Now, the new therapies have simply turned it inside/out, or
better outside/in. It is saying that you should not expect a little mental
gymnastics, or even insight to improve your condition.
Patients who do the best in the new therapy are the ones who
work on changing their behavior, that is, who modify the way they conduct their
lives, outside of their sessions.
Ross and Newman summarize:
If
you’re depressed and lethargic, you may be asked to follow a schedule that gets
you up and out of bed. Therapists might challenge sufferers of social anxiety
to have encounters with strangers, such as asking for directions to a bowling
alley or farmers’ market.
Since the new forms of therapy are in transition, they still
retain vestiges of the old therapy. For example, they still refuse to give advice.
Of course, there’s advice and there’s advice. If your therapist
recommends that you get up and get out of bed or that you encounter strangers,
he is offering advice. If he recommends that you begin a workout regimen, he is
offering advice.
When therapists say that they cannot offer advice, they are
referring to larger, more consequential decisions.
Therapists have found a way to rationalize their failure to
offer advice and guidance:
Lots of
people go to therapy looking for a fast, tidy solution like “Yes! You should
quit your job!” or “No! You absolutely should not quit it!” Therapists, however, don't want to
provide us with that response. Here’s why: They don’t have all the information,
and so their solution might be the absolute worst thing for you. Instead, they
want to guide you to your own solution by asking questions, assisting you
through your own thought processes, and helping you identify what’s keeping you
from making a decision. For example, if a patient is considering leaving her
boyfriend, only she knows what’s really going on.
In truth, the reason therapists refuse to give advice is
that they do not know how. Advice-giving is not taught in therapy school. Therapists
who are good at it have learned it through experience, but to do so you need to
be offering advice.
Like psychoanalysts before them therapists suggest that
their role is to help people find their own solutions or to help them remove
the mental blocks that are preventing them from making decisions.
In my view, therapists should get over the notion that
patients can find out what to do by consulting their inner guide.
No one gets very far in life without learning how to take
advice from other people.

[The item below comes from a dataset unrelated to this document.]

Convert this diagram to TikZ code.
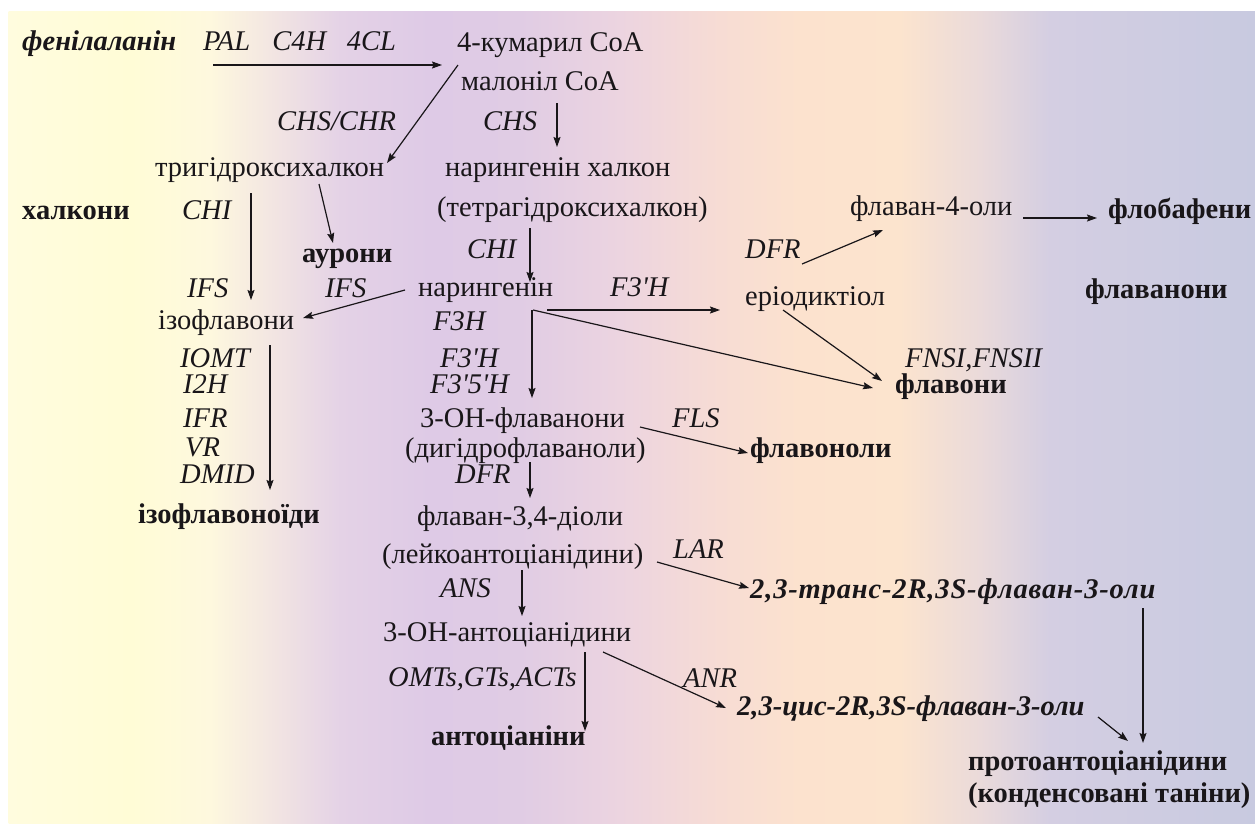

There is no special virtue in making your own
mistakes.
Therapists who refuse categorically to give advice, on the
ground that they are too ignorant to know what is best because they do not have
all the information are shortchanging their patients.
You do not have to know everything to offer guidance. No one
knows everything, so it is silly to bow down to an unrealistic standard.
No therapist can give advice about all problems and no
therapist should imagine that a piece of advice is going to solve everything.
That should not prevent him from giving some advice in some circumstances.
Of course, no patient is obliged to take advice. Giving
advice is not the same as telling someone what to do. A therapist who knows how
to give advice will always couch it in terms that suggest that the patient is
being given a choice, between taking the advice or rejecting it.
Moreover, it often happens that when a therapist offers
advice, a patient will recall some hitherto unexposed piece of information that
makes the advice less valuable. If the therapist did not offer any advice, the
patient would not have thought to factor in the new information.